> Your objective
Report each line of the data that includes the word "with".

> Data section
====

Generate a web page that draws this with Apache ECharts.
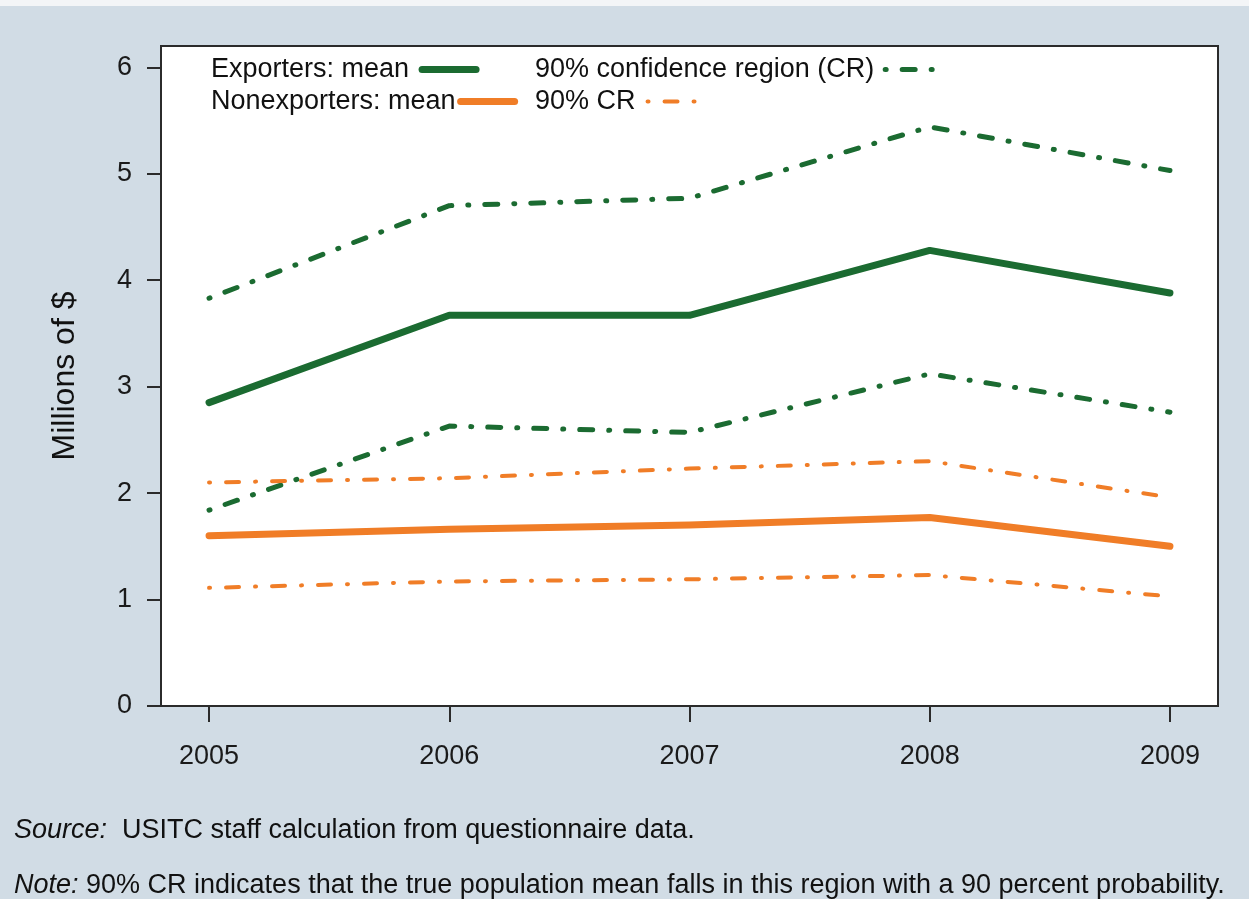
<!DOCTYPE html>
<html>
<head>
<meta charset="utf-8">
<script src="https://cdn.jsdelivr.net/npm/echarts@6/dist/echarts.min.js"></script>
<style>
  html, body { margin: 0; padding: 0; background: #d1dce5; }
  #chart { width: 1249px; height: 899px; }
</style>
</head>
<body>
<div id="chart"></div>
<script>
// data (millions of $)
const years = [2005, 2006, 2007, 2008, 2009];
const yTicks = [0, 1, 2, 3, 4, 5, 6];
const expMean = [2.85, 3.67, 3.67, 4.28, 3.88];
const expUpper = [3.83, 4.70, 4.77, 5.44, 5.03];
const expLower = [1.84, 2.63, 2.57, 3.12, 2.76];
const nonMean = [1.60, 1.66, 1.70, 1.77, 1.50];
const nonUpper = [2.10, 2.14, 2.23, 2.30, 1.96];
const nonLower = [1.11, 1.17, 1.19, 1.23, 1.03];

const GREEN = '#1b6b31';
const ORANGE = '#f07d27';
const FONT = '"Liberation Sans", Arial, sans-serif';

const pairs = vals => years.map((y, i) => [y, vals[i]]);

// mean lines solid, CR lines dash-dot
const makeLine = (name, vals, color, width, dashed) => ({
  name: name,
  type: 'line',
  symbol: 'none',
  silent: true,
  data: pairs(vals),
  lineStyle: {
    color: color,
    width: width,
    type: dashed ? [1, 16, 13, 16] : 'solid',
    cap: 'round',
    join: 'round'
  },
  itemStyle: { color: color }
});

// one legend per entry so the two columns line up like the original
const makeLegend = (name, left, top, gap) => ({
  left: left, top: top,
  orient: 'horizontal',
  align: 'right',
  itemWidth: 54, itemHeight: 14,
  selectedMode: false,
  itemStyle: { opacity: 0 },
  lineStyle: { width: 'inherit', cap: 'round' },
  textStyle: { fontSize: 27, color: '#111', fontFamily: FONT, padding: [0, gap, 0, 0] },
  data: [name]
});

const chart = echarts.init(document.getElementById('chart'));

const option = {
  backgroundColor: '#d1dce5',
  animation: false,
  textStyle: { fontFamily: FONT },
  grid: {
    left: 161, top: 46, right: 31, bottom: 193,
    show: true,
    backgroundColor: '#ffffff',
    borderColor: '#2b2b2b',
    borderWidth: 2
  },
  legend: [
    makeLegend('Exporters: mean', 206, 51, 8),
    makeLegend('Nonexporters: mean', 206, 83, 0),
    makeLegend('90% confidence region (CR)', 530, 51, 6),
    makeLegend('90% CR', 530, 83, 7)
  ],
  xAxis: {
    type: 'value',
    min: 2004.8,
    max: 2009.2,
    splitLine: { show: false },
    axisLine: { show: true, onZero: false, lineStyle: { color: '#2b2b2b', width: 2 } },
    axisTick: { show: true, length: 16, customValues: years, lineStyle: { color: '#2b2b2b', width: 2 } },
    axisLabel: {
      customValues: years,
      margin: 37,
      fontSize: 27,
      color: '#1a1a1a',
      fontFamily: FONT,
      formatter: v => String(v)
    }
  },
  yAxis: {
    type: 'value',
    min: 0,
    max: 6.2,
    name: 'Millions of $',
    nameLocation: 'middle',
    nameGap: 80,
    nameTextStyle: { fontSize: 32, color: '#111', fontFamily: FONT },
    splitLine: { show: false },
    axisLine: { show: true, lineStyle: { color: '#2b2b2b', width: 2 } },
    axisTick: { show: true, length: 14, customValues: yTicks, lineStyle: { color: '#2b2b2b', width: 2 } },
    axisLabel: {
      customValues: yTicks,
      margin: 29,
      fontSize: 27,
      color: '#1a1a1a',
      fontFamily: FONT
    }
  },
  graphic: [
    {
      type: 'rect',
      left: 0, top: 0,
      shape: { width: 1249, height: 6 },
      style: { fill: '#f3f5f7' },
      silent: true
    },
    {
      type: 'text',
      left: 14, top: 817,
      style: {
        text: '{i|Source:}  USITC staff calculation from questionnaire data.',
        font: '27px ' + FONT,
        fill: '#111',
        rich: { i: { fontStyle: 'italic', fontSize: 27, fontFamily: FONT, fill: '#111' } }
      }
    },
    {
      type: 'text',
      left: 14, top: 872,
      style: {
        text: '{i|Note:} 90% CR indicates that the true population mean falls in this region with a 90 percent probability.',
        font: '27px ' + FONT,
        fill: '#111',
        rich: { i: { fontStyle: 'italic', fontSize: 27, fontFamily: FONT, fill: '#111' } }
      }
    }
  ],
  series: [
    makeLine('90% confidence region (CR)', expUpper, GREEN, 5, true),
    makeLine('90% confidence region (CR)', expLower, GREEN, 5, true),
    makeLine('90% CR', nonUpper, ORANGE, 4, true),
    makeLine('90% CR', nonLower, ORANGE, 4, true),
    makeLine('Nonexporters: mean', nonMean, ORANGE, 7, false),
    makeLine('Exporters: mean', expMean, GREEN, 7, false)
  ]
};

chart.setOption(option);
</script>
</body>
</html>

====

> Written solution
Generate a web page that draws this with Apache ECharts.
        text: '{i|Note:} 90% CR indicates that the true population mean falls in this region with a 90 percent probability.',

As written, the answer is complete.